_WHAT IS REQUIRED:_
Transcribe the records below from the first line to the line that includes "from matplotlib.transforms import", inclusive, and omit the pictures.

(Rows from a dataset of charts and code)
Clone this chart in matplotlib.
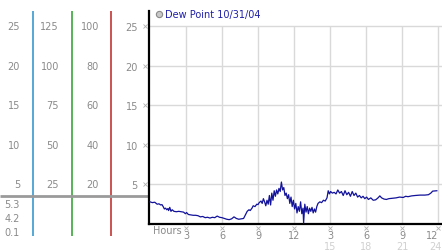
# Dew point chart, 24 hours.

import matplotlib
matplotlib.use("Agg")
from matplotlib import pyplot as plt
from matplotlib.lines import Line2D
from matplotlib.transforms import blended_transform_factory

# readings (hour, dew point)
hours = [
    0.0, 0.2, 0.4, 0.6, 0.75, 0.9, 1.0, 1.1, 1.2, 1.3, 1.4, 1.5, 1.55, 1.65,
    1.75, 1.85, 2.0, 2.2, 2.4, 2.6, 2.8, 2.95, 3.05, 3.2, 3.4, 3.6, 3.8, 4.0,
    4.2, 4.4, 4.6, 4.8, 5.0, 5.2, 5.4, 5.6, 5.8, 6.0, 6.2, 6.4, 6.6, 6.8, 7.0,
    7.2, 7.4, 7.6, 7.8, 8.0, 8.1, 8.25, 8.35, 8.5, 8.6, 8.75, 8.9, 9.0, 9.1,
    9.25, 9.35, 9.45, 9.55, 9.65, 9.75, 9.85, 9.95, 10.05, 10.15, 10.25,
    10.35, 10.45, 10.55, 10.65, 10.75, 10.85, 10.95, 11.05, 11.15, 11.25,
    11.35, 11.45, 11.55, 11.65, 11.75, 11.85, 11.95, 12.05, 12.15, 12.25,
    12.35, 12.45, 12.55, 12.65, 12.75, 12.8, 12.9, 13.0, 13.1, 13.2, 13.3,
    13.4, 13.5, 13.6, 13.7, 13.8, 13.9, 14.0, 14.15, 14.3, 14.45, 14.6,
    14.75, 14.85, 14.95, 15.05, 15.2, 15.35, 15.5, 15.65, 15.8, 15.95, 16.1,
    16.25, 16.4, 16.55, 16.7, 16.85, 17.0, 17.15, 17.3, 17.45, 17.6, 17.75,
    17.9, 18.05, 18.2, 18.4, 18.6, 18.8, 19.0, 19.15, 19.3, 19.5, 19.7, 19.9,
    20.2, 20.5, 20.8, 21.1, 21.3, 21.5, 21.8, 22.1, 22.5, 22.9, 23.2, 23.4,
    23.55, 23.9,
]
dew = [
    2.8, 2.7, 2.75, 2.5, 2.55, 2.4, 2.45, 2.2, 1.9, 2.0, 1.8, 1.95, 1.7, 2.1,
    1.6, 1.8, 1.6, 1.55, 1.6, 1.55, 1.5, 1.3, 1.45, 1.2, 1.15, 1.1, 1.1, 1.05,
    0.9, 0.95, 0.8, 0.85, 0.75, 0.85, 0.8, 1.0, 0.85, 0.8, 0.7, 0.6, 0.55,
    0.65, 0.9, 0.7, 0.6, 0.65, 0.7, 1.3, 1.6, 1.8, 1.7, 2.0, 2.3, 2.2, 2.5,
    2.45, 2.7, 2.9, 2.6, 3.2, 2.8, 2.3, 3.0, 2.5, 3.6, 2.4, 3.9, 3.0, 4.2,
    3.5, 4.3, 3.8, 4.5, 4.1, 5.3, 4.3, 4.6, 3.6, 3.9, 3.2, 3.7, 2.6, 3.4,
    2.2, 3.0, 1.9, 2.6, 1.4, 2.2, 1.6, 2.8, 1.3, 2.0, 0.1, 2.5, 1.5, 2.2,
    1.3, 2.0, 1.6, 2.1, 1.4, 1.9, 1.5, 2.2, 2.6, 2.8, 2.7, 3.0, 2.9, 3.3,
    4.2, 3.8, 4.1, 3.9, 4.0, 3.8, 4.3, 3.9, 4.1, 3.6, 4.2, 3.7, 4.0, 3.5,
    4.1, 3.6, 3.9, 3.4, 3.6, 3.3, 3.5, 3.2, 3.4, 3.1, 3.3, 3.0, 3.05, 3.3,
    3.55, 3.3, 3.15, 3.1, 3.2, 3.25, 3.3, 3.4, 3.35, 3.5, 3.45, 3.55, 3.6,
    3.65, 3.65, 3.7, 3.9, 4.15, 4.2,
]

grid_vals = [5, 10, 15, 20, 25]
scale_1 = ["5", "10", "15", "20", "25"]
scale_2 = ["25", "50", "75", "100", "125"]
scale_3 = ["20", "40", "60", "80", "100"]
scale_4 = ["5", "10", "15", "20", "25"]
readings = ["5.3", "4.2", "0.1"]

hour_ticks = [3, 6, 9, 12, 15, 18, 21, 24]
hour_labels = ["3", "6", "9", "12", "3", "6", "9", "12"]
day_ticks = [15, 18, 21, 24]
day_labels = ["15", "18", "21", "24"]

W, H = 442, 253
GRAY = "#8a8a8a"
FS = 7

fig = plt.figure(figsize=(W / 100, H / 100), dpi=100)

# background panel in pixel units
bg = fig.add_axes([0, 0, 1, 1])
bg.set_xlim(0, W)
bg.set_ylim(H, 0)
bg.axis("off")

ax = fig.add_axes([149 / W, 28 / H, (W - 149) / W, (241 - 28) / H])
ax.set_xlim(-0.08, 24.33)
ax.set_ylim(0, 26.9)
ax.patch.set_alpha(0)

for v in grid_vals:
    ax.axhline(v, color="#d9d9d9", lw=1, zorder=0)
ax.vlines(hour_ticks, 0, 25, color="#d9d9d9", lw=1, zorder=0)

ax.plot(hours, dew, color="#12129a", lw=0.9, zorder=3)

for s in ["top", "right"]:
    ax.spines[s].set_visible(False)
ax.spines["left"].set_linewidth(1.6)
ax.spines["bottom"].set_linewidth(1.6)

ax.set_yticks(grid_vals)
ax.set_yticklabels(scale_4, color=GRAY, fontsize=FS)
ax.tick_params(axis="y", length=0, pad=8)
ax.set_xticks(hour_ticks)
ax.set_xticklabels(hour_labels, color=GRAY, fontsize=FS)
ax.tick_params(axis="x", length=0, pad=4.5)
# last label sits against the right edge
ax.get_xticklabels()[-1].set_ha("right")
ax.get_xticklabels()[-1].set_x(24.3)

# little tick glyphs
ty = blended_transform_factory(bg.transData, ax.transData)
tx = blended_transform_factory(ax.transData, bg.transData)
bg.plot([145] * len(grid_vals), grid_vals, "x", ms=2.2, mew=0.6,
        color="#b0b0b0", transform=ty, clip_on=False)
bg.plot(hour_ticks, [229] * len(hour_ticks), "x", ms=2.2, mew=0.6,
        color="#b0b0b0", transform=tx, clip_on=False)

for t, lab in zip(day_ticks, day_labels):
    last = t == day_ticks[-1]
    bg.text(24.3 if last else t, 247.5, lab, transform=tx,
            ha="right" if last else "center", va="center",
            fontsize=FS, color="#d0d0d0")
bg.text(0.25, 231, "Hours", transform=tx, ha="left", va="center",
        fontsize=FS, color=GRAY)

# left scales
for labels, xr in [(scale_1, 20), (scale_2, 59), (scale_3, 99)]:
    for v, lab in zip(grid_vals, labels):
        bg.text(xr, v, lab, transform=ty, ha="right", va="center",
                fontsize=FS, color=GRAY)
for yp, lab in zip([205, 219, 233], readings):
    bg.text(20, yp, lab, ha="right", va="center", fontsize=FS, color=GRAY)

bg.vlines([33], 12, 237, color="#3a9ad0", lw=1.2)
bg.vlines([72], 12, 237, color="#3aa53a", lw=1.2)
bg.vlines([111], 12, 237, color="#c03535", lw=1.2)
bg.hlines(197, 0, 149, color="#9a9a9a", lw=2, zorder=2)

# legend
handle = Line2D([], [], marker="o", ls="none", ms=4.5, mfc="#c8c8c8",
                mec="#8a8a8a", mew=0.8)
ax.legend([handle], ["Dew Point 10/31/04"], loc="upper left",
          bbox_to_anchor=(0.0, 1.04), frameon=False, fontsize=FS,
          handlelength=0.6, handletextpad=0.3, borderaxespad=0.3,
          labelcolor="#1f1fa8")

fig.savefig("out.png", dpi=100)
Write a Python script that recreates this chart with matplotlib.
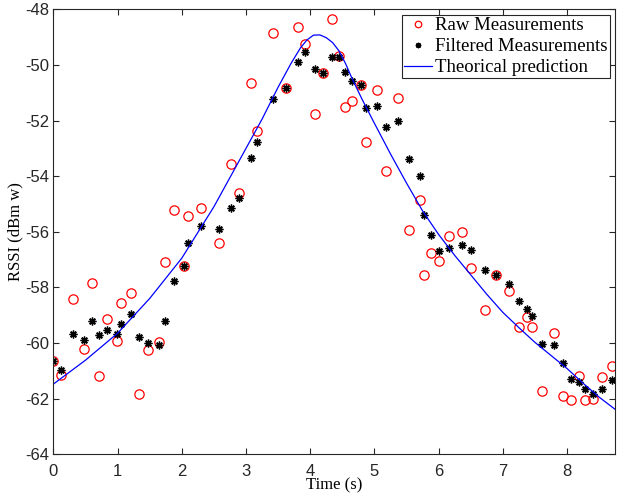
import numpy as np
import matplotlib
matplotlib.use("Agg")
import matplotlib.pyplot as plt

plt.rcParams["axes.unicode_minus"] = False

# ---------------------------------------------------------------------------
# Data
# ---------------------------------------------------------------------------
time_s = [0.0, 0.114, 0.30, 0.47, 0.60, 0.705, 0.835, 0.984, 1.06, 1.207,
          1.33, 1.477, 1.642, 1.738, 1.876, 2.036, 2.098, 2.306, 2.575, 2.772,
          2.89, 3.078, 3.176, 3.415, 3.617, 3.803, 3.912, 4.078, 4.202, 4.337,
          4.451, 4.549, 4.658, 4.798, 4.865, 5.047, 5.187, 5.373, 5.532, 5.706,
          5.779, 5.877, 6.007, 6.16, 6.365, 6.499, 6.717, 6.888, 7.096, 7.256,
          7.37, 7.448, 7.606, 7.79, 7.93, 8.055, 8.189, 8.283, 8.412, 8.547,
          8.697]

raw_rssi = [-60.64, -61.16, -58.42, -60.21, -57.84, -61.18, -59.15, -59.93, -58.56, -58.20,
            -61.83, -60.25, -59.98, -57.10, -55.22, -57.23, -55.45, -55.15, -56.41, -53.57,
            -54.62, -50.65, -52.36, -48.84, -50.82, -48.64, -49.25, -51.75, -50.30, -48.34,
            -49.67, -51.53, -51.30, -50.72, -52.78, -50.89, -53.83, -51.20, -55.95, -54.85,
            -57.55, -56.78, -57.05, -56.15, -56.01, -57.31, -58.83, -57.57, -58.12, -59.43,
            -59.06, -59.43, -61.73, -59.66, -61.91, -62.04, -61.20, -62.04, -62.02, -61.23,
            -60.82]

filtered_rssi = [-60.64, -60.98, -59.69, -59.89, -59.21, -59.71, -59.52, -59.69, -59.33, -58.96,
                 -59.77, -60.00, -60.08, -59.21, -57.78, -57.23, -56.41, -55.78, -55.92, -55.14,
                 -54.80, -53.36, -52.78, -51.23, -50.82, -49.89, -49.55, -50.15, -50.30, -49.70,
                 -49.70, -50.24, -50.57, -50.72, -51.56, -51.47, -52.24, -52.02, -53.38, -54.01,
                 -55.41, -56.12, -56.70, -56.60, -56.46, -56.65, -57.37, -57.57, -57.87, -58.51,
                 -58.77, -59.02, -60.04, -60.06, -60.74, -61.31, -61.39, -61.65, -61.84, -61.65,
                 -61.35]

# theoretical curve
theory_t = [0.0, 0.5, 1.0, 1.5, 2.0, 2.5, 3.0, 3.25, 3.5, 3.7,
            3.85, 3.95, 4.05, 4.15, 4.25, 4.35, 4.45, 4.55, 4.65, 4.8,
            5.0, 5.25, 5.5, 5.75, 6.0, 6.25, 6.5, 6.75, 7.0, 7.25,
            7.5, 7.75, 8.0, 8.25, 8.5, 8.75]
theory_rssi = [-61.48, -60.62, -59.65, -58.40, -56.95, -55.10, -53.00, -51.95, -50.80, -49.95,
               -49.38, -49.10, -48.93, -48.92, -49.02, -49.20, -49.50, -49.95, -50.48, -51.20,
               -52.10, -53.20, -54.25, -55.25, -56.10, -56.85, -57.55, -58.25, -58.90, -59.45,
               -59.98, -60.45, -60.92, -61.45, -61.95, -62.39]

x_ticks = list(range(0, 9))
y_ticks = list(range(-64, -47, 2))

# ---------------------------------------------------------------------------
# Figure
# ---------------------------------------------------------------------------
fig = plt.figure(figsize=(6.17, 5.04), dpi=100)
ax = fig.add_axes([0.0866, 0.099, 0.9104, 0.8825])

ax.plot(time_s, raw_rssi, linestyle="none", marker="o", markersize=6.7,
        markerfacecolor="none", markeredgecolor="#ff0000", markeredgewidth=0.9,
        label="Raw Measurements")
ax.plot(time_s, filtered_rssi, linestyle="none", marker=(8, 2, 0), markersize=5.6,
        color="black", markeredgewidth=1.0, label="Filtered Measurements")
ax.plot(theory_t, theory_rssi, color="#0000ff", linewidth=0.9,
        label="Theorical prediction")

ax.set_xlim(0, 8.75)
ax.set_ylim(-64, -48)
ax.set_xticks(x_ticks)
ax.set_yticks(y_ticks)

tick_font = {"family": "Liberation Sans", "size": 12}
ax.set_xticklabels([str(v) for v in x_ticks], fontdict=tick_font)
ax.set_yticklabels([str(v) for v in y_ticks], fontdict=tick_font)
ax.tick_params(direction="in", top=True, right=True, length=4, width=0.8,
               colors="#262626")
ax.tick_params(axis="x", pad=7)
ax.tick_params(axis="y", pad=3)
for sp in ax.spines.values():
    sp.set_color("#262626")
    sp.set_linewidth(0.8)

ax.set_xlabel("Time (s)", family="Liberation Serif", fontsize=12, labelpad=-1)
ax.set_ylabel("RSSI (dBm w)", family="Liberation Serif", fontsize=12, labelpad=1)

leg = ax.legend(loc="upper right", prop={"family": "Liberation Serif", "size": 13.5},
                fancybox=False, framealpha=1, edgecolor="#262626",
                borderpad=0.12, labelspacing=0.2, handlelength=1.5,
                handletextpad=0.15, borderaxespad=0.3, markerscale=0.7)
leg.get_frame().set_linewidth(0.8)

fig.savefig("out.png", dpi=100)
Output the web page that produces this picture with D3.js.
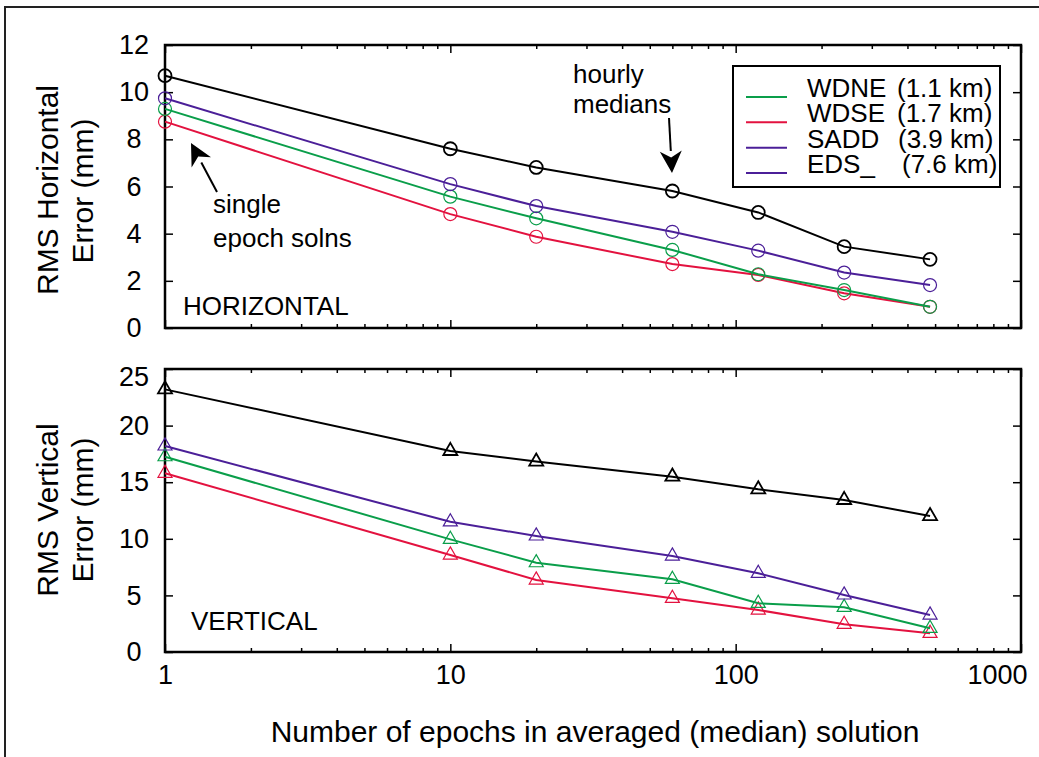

_FINISHED TASK:_
Clone this chart in matplotlib.
# Dew point chart, 24 hours.

import matplotlib
matplotlib.use("Agg")
from matplotlib import pyplot as plt
from matplotlib.lines import Line2D
from matplotlib.transforms import blended_transform_factory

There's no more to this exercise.